A Spoonful of Murder by Robin Stevens

The sixth in this schoolgirl detective series is set in Hazel Wong’s (and our) hometown of Hong Kong. Hazel and Daisy are thrown into unfamiliar circumstances: Daisy isn’t in charge for once, and Hazel is suspected of murder! It’s rare to read a story set in this city; the descriptions of 1930s Hong Kong are wonderfully familiar, and the cultural references make the story utterly believable.

March

Children of Blood and Bone by Tomi Adeyemi

The first instalment of a promised trilogy, this combines magic and fantasy, with a particularly timely look at race relations. It’s already been picked up by Fox 2000 for a movie adaptation.

Orphan Monster Spy by Matt Killeen

You may think second world war espionage stories have been done to death, but this tale of a blonde, blue-eyed Jewish schoolgirl infiltrating the Nazi elite is anything but unimaginative.

April

The Fates Divide by Veronica Roth

The Divergent author releases the second in her Carve the Mark series, and you can expect more of the detailed world-building and character studies she so brilliantly exhibited in her first series.

White Rabbit by Caleb Roehrig

A thrilling mystery featuring diverse characters with flawed personalities, first loves, trust issues, crime-solving and catching someone literally red-handed – only the solution is obviously not as simple as that.

May

The Strange Fascinations of Noah Hypnotik by David Arnold

Arnold’s Mosquitoland was one of the most relatable, unique and surprising YA novels of 2015, which gives us high hopes for his third release.

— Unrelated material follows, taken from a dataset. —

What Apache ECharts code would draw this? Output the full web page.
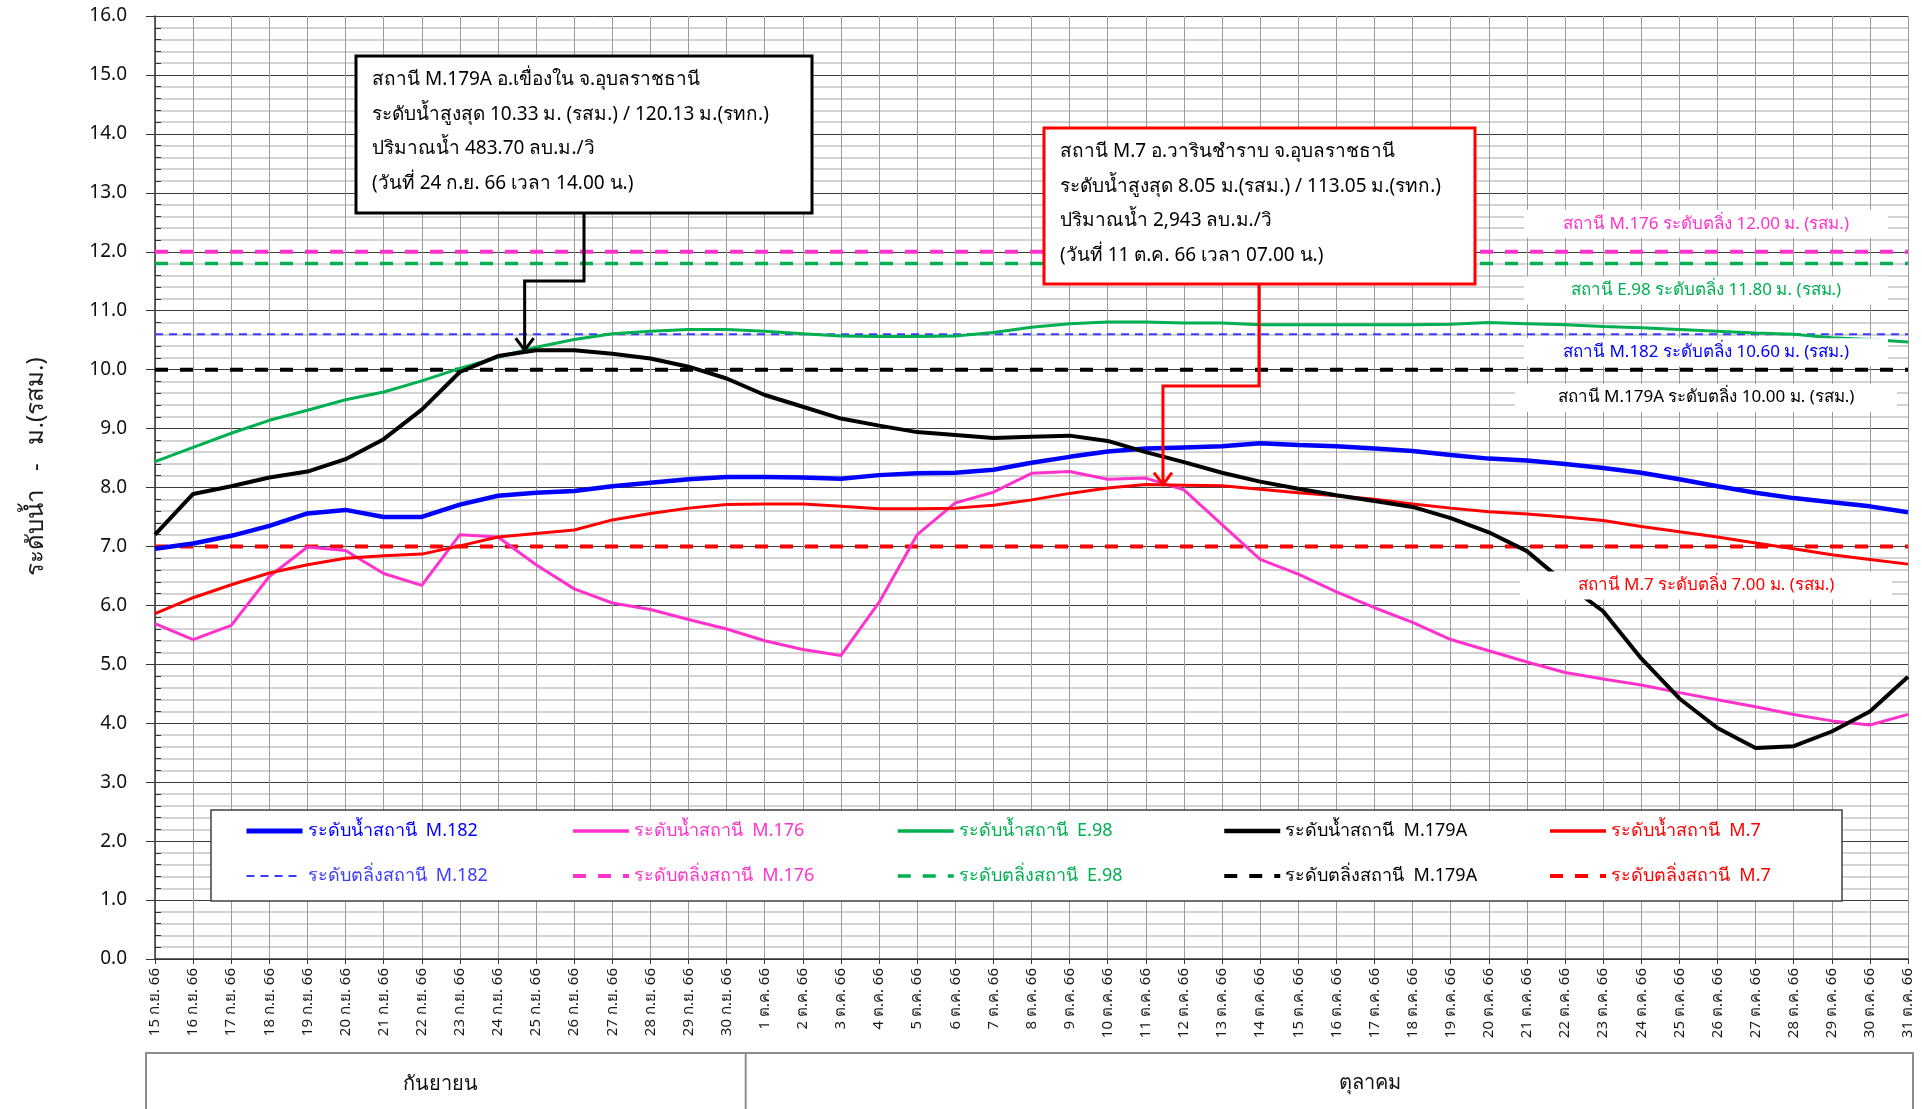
<!DOCTYPE html>
<html>
<head>
<meta charset="utf-8">
<title>ระดับน้ำแม่น้ำมูล</title>
<script src="https://cdn.jsdelivr.net/npm/echarts@6.0.0/dist/echarts.min.js"></script>
<style>
  html, body { margin: 0; padding: 0; background: #ffffff; }
  #chart { width: 1922px; height: 1109px; }
</style>
</head>
<body>
<div id="chart"></div>
<script>
// Daily categories, 15 Sep 2023 (2566) to 31 Oct 2023
const dateLabels = [
  '15 ก.ย. 66', '16 ก.ย. 66', '17 ก.ย. 66', '18 ก.ย. 66', '19 ก.ย. 66', '20 ก.ย. 66',
  '21 ก.ย. 66', '22 ก.ย. 66', '23 ก.ย. 66', '24 ก.ย. 66', '25 ก.ย. 66', '26 ก.ย. 66',
  '27 ก.ย. 66', '28 ก.ย. 66', '29 ก.ย. 66', '30 ก.ย. 66',
  '1 ต.ค. 66', '2 ต.ค. 66', '3 ต.ค. 66', '4 ต.ค. 66', '5 ต.ค. 66', '6 ต.ค. 66',
  '7 ต.ค. 66', '8 ต.ค. 66', '9 ต.ค. 66', '10 ต.ค. 66', '11 ต.ค. 66', '12 ต.ค. 66',
  '13 ต.ค. 66', '14 ต.ค. 66', '15 ต.ค. 66', '16 ต.ค. 66', '17 ต.ค. 66', '18 ต.ค. 66',
  '19 ต.ค. 66', '20 ต.ค. 66', '21 ต.ค. 66', '22 ต.ค. 66', '23 ต.ค. 66', '24 ต.ค. 66',
  '25 ต.ค. 66', '26 ต.ค. 66', '27 ต.ค. 66', '28 ต.ค. 66', '29 ต.ค. 66', '30 ต.ค. 66',
  '31 ต.ค. 66'
];

// Water levels, m. (รสม.)
const levelM182 = [
  6.96, 7.05, 7.18, 7.35, 7.56, 7.62, 7.50, 7.50, 7.71, 7.86, 7.91, 7.94, 8.02, 8.08, 8.14, 8.18,
  8.18, 8.17, 8.15, 8.21, 8.24, 8.25, 8.30, 8.42, 8.52, 8.61, 8.66, 8.68, 8.70, 8.75, 8.72,
  8.70, 8.66, 8.62, 8.55, 8.49, 8.46, 8.40, 8.33, 8.25, 8.14, 8.02, 7.91, 7.82, 7.75, 7.68, 7.58
];
const levelM176 = [
  5.69, 5.42, 5.66, 6.49, 6.99, 6.93, 6.54, 6.34, 7.20, 7.16, 6.69, 6.28, 6.04, 5.93, 5.76, 5.60,
  5.40, 5.25, 5.15, 6.05, 7.20, 7.74, 7.92, 8.24, 8.27, 8.14, 8.16, 7.96, 7.37, 6.78, 6.53,
  6.23, 5.96, 5.71, 5.42, 5.23, 5.04, 4.86, 4.75, 4.65, 4.52, 4.40, 4.28, 4.15, 4.04, 3.97, 4.15
];
const levelE98 = [
  8.44, 8.68, 8.92, 9.14, 9.31, 9.49, 9.62, 9.81, 10.02, 10.21, 10.38, 10.51, 10.61, 10.65, 10.68, 10.68,
  10.65, 10.61, 10.57, 10.56, 10.56, 10.57, 10.63, 10.72, 10.78, 10.81, 10.81, 10.79, 10.79, 10.76, 10.76,
  10.76, 10.76, 10.76, 10.77, 10.80, 10.78, 10.76, 10.73, 10.71, 10.68, 10.65, 10.62, 10.60, 10.54, 10.51, 10.47
];
const levelM179A = [
  7.20, 7.89, 8.02, 8.17, 8.27, 8.48, 8.82, 9.32, 9.96, 10.23, 10.33, 10.33, 10.27, 10.19, 10.05, 9.85,
  9.57, 9.37, 9.17, 9.05, 8.94, 8.89, 8.84, 8.86, 8.88, 8.79, 8.60, 8.43, 8.25, 8.10, 7.98,
  7.87, 7.77, 7.67, 7.48, 7.24, 6.92, 6.38, 5.90, 5.10, 4.42, 3.92, 3.58, 3.61, 3.86, 4.20, 4.79
];
const levelM7 = [
  5.86, 6.13, 6.35, 6.55, 6.69, 6.80, 6.84, 6.87, 7.01, 7.16, 7.22, 7.28, 7.45, 7.56, 7.65, 7.71,
  7.72, 7.72, 7.68, 7.64, 7.64, 7.65, 7.70, 7.79, 7.90, 7.99, 8.05, 8.04, 8.03, 7.97, 7.91,
  7.86, 7.80, 7.72, 7.65, 7.59, 7.55, 7.50, 7.44, 7.34, 7.25, 7.16, 7.06, 6.96, 6.86, 6.78, 6.70
];

// Bank-full levels, m. (รสม.)
const bankM182 = 10.60;
const bankM176 = 12.00;
const bankE98 = 11.80;
const bankM179A = 10.00;
const bankM7 = 7.00;

// Peak readings called out in the two boxes
const peakM179A = { index: 9.7, level: 10.33 };
const peakM7 = { index: 26.45, level: 8.05 };

// Y axis ticks
const yMin = 0;
const yMax = 16;
const yStep = 1;

const FONT = 'Tahoma, "Noto Sans", "DejaVu Sans", sans-serif';

const C_BLUE = '#0000ff';
const C_BLUE_BANK = '#3b3bff';
const C_PINK = '#ff33cc';
const C_GREEN = '#00b050';
const C_BLACK = '#000000';
const C_RED = '#ff0000';

const stations = [
  { code: 'M.182',  levels: levelM182,  bank: bankM182,  color: C_BLUE,  bankColor: C_BLUE_BANK, width: 4.5, bankWidth: 1.8, dash: [8, 6],  z: 8 },
  { code: 'M.176',  levels: levelM176,  bank: bankM176,  color: C_PINK,  bankColor: C_PINK,  width: 3,   bankWidth: 4,   dash: [13, 12], z: 5 },
  { code: 'E.98',   levels: levelE98,   bank: bankE98,   color: C_GREEN, bankColor: C_GREEN, width: 3,   bankWidth: 3.5, dash: [13, 12], z: 4 },
  { code: 'M.179A', levels: levelM179A, bank: bankM179A, color: C_BLACK, bankColor: C_BLACK, width: 4,   bankWidth: 4,   dash: [13, 12], z: 9 },
  { code: 'M.7',    levels: levelM7,    bank: bankM7,    color: C_RED,   bankColor: C_RED,   width: 3,   bankWidth: 4,   dash: [13, 12], z: 6 }
];

const levelName = s => 'ระดับน้ำสถานี  ' + s.code;
const bankName = s => 'ระดับตลิ่งสถานี  ' + s.code;

const series = [];
stations.forEach(s => {
  series.push({
    name: bankName(s),
    type: 'line',
    data: dateLabels.map(() => s.bank),
    symbol: 'none',
    silent: true,
    z: 3,
    lineStyle: { color: s.bankColor, width: s.bankWidth, type: s.dash },
    itemStyle: { color: s.bankColor }
  });
});
stations.forEach(s => {
  series.push({
    name: levelName(s),
    type: 'line',
    data: s.levels,
    symbol: 'none',
    silent: true,
    z: s.z,
    lineStyle: { color: s.color, width: s.width },
    itemStyle: { color: s.color }
  });
});

// One two-row legend column per station (line swatch only)
const legendLeft = [244, 571, 896, 1222, 1548];
const legends = stations.map((s, i) => ({
  orient: 'vertical',
  left: legendLeft[i],
  top: 821,
  padding: 0,
  itemGap: 25,
  itemWidth: 56,
  itemHeight: 20,
  selectedMode: false,
  z: 6,
  itemStyle: { opacity: 0 },
  textStyle: { fontSize: 18, fontFamily: FONT, lineHeight: 20 },
  data: [
    { name: levelName(s), textStyle: { color: s.color },
      lineStyle: { width: s.width + 0.5, color: s.color, type: 'solid' } },
    { name: bankName(s), textStyle: { color: s.bankColor },
      lineStyle: { width: s.bankWidth, color: s.bankColor, type: s.dash } }
  ]
}));

const chart = echarts.init(document.getElementById('chart'), null, { renderer: 'canvas' });

chart.setOption({
  animation: false,
  backgroundColor: '#ffffff',
  textStyle: { fontFamily: FONT },
  grid: { left: 155, right: 14, top: 16, bottom: 150, containLabel: false },
  legend: legends,
  xAxis: {
    type: 'category',
    boundaryGap: false,
    data: dateLabels,
    axisLine: { lineStyle: { color: '#333333', width: 1.5 } },
    axisTick: { show: true, interval: 0, length: 5, lineStyle: { color: '#333333' } },
    axisLabel: { interval: 0, rotate: 90, fontSize: 15, color: '#1a1a1a', margin: 9, fontFamily: FONT },
    splitLine: { show: true, interval: 0, lineStyle: { color: '#9c9c9c', width: 1 } }
  },
  yAxis: [
    {
      type: 'value',
      min: yMin,
      max: yMax,
      interval: yStep,
      position: 'left',
      name: 'ระดับน้ำ   -   ม.(รสม.)',
      nameLocation: 'middle',
      nameGap: 107,
      nameTextStyle: { fontSize: 24, color: '#1a1a1a', fontFamily: FONT, padding: [0, 0, 0, 42] },
      axisLine: { show: true, lineStyle: { color: '#333333', width: 1.5 } },
      axisTick: { show: true, length: 9, lineStyle: { color: '#333333' } },
      axisLabel: { formatter: v => v.toFixed(1), fontSize: 19, color: '#111111', margin: 28, fontFamily: FONT },
      splitLine: { show: true, lineStyle: { color: '#3c3c3c', width: 1 } },
      minorTick: { show: false, splitNumber: 5 },
      minorSplitLine: { show: true, lineStyle: { color: '#d3d3d3', width: 2 } }
    },
    {
      // inward minor ticks along the left axis
      type: 'value',
      min: yMin,
      max: yMax,
      interval: yStep,
      position: 'left',
      offset: 0,
      axisLine: { show: false },
      axisLabel: { show: false },
      axisTick: { show: false, inside: true },
      splitLine: { show: false },
      minorTick: { show: true, splitNumber: 5, length: 6, lineStyle: { color: '#333333', width: 1 } },
      minorSplitLine: { show: false }
    }
  ],
  series: series
});

// Overlay: bank-level captions, peak callouts, legend frame and month band
function px(index, level) {
  const i0 = Math.floor(index);
  const a = chart.convertToPixel({ xAxisIndex: 0, yAxisIndex: 0 }, [i0, level]);
  const b = chart.convertToPixel({ xAxisIndex: 0, yAxisIndex: 0 }, [i0 + 1, level]);
  return [a[0] + (b[0] - a[0]) * (index - i0), a[1]];
}

const graphics = [];
function add(el, z, z2) {
  el.z = z;
  el.z2 = z2 || 0;
  graphics.push(el);
}
function textEl(str, x, y, color, size, align) {
  return {
    type: 'text',
    style: {
      text: str, x: x, y: y, fill: color,
      font: size + 'px ' + FONT,
      align: align || 'left', textAlign: align || 'left',
      verticalAlign: 'middle', textVerticalAlign: 'middle'
    }
  };
}

const bankCaptions = [
  { text: 'สถานี M.176 ระดับตลิ่ง ' + bankM176.toFixed(2) + ' ม. (รสม.)', level: bankM176, color: C_PINK, dy: -28, w: 364 },
  { text: 'สถานี E.98 ระดับตลิ่ง ' + bankE98.toFixed(2) + ' ม. (รสม.)', level: bankE98, color: C_GREEN, dy: 27, w: 364 },
  { text: 'สถานี M.182 ระดับตลิ่ง ' + bankM182.toFixed(2) + ' ม. (รสม.)', level: bankM182, color: C_BLUE, dy: 18, w: 364 },
  { text: 'สถานี M.179A ระดับตลิ่ง ' + bankM179A.toFixed(2) + ' ม. (รสม.)', level: bankM179A, color: C_BLACK, dy: 28, w: 382 },
  { text: 'สถานี M.7 ระดับตลิ่ง ' + bankM7.toFixed(2) + ' ม. (รสม.)', level: bankM7, color: C_RED, dy: 39, w: 372 }
];

const captionX = 1706;
bankCaptions.forEach(c => {
  const y = px(0, c.level)[1] + c.dy;
  add({ type: 'rect', shape: { x: captionX - c.w / 2, y: y - 14, width: c.w, height: 28 }, style: { fill: '#ffffff' } }, 40, 0);
  add(textEl(c.text, captionX, y, c.color, 17, 'center'), 40, 1);
});

function callout(box, lines, elbowY, tip, color) {
  const midX = box.x + box.anchor;
  add({ type: 'polyline', shape: { points: [[midX, box.y + box.h], [midX, elbowY], [tip[0], elbowY], [tip[0], tip[1] - 1]] },
        style: { stroke: color, lineWidth: 3, fill: null } }, 50, 0);
  add({ type: 'polyline', shape: { points: [[tip[0] - 9, tip[1] - 12], [tip[0], tip[1]], [tip[0] + 9, tip[1] - 12]] },
        style: { stroke: color, lineWidth: 3, fill: null } }, 50, 0);
  add({ type: 'rect', shape: { x: box.x, y: box.y, width: box.w, height: box.h },
        style: { fill: '#ffffff', stroke: color, lineWidth: 3 } }, 50, 1);
  lines.forEach((ln, k) => {
    add(textEl(ln, box.x + 16, box.y + 24 + k * 34.5, '#000000', 19, 'left'), 50, 2);
  });
}

callout(
  { x: 356, y: 56, w: 456, h: 157, anchor: 228 },
  [
    'สถานี M.179A อ.เขื่องใน จ.อุบลราชธานี',
    'ระดับน้ำสูงสุด ' + peakM179A.level.toFixed(2) + ' ม. (รสม.) / 120.13 ม.(รทก.)',
    'ปริมาณน้ำ 483.70 ลบ.ม./วิ',
    '(วันที่ 24 ก.ย. 66 เวลา 14.00 น.)'
  ],
  281, px(peakM179A.index, peakM179A.level), C_BLACK
);
callout(
  { x: 1044, y: 128, w: 431, h: 156, anchor: 215 },
  [
    'สถานี M.7 อ.วารินชำราบ จ.อุบลราชธานี',
    'ระดับน้ำสูงสุด ' + peakM7.level.toFixed(2) + ' ม.(รสม.) / 113.05 ม.(รทก.)',
    'ปริมาณน้ำ 2,943 ลบ.ม./วิ',
    '(วันที่ 11 ต.ค. 66 เวลา 07.00 น.)'
  ],
  386, px(peakM7.index, peakM7.level), C_RED
);

// Legend frame
add({ type: 'rect', shape: { x: 211, y: 810, width: 1631, height: 91 },
      style: { fill: '#ffffff', stroke: '#404040', lineWidth: 1.5 } }, 3, 0);

// Month band below the date labels
const monthSplitX = px(15.5, 0)[0];
const bandTop = 1053;
add({ type: 'rect', shape: { x: 146, y: bandTop, width: 1767, height: 80 }, style: { fill: null, stroke: '#8c8c8c', lineWidth: 2 } }, 3, 0);
add({ type: 'line', shape: { x1: monthSplitX, y1: bandTop, x2: monthSplitX, y2: 1109 }, style: { stroke: '#8c8c8c', lineWidth: 2 } }, 3, 0);
add(textEl('กันยายน', 440, 1084, '#111111', 20, 'center'), 3, 1);
add(textEl('ตุลาคม', 1370, 1083, '#111111', 20, 'center'), 3, 1);

chart.setOption({ graphic: { elements: graphics } });
</script>
</body>
</html>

After Noah is hypnotised, everything he thought he knew has been rewritten, and he needs to re-evaluate his life. It’s been described as “Murakami for teens”, so if you like weird and wordy reads, this one is for you.

The Burning Maze by Rick Riordan

Riordan is quite likely an actual robot; he’s written nearly 30 books since he made a name for himself in 2005 with The Lightning Thief. His modern reimaginings of ancient legends are amazing in their own rights, but also a great gateway into ancient history and mythology; this third instalment of his Trials of Apollo series is set to attract yet another generation of fans.

June

A Thousand Beginnings and Endings, edited by Ellen Oh and Elsie Chapman

This collection of 15 original stories reinterpreting Asian myths and legends should be on every Young Post reader’s TBR list. The only downside is that we have to wait another six months!

White Rabbit Red Wolf by Tom Pollock

There’s something irresistible about putting a maths genius at the centre of a mystery novel. Peter is a prodigy who suffers from debilitating panic attacks. But when there’s an attempt on his scientist mother’s life and his sister disappears, he must reach deep inside himself for the strength and courage to find out who’s attacking his family – and to overcome his own demons.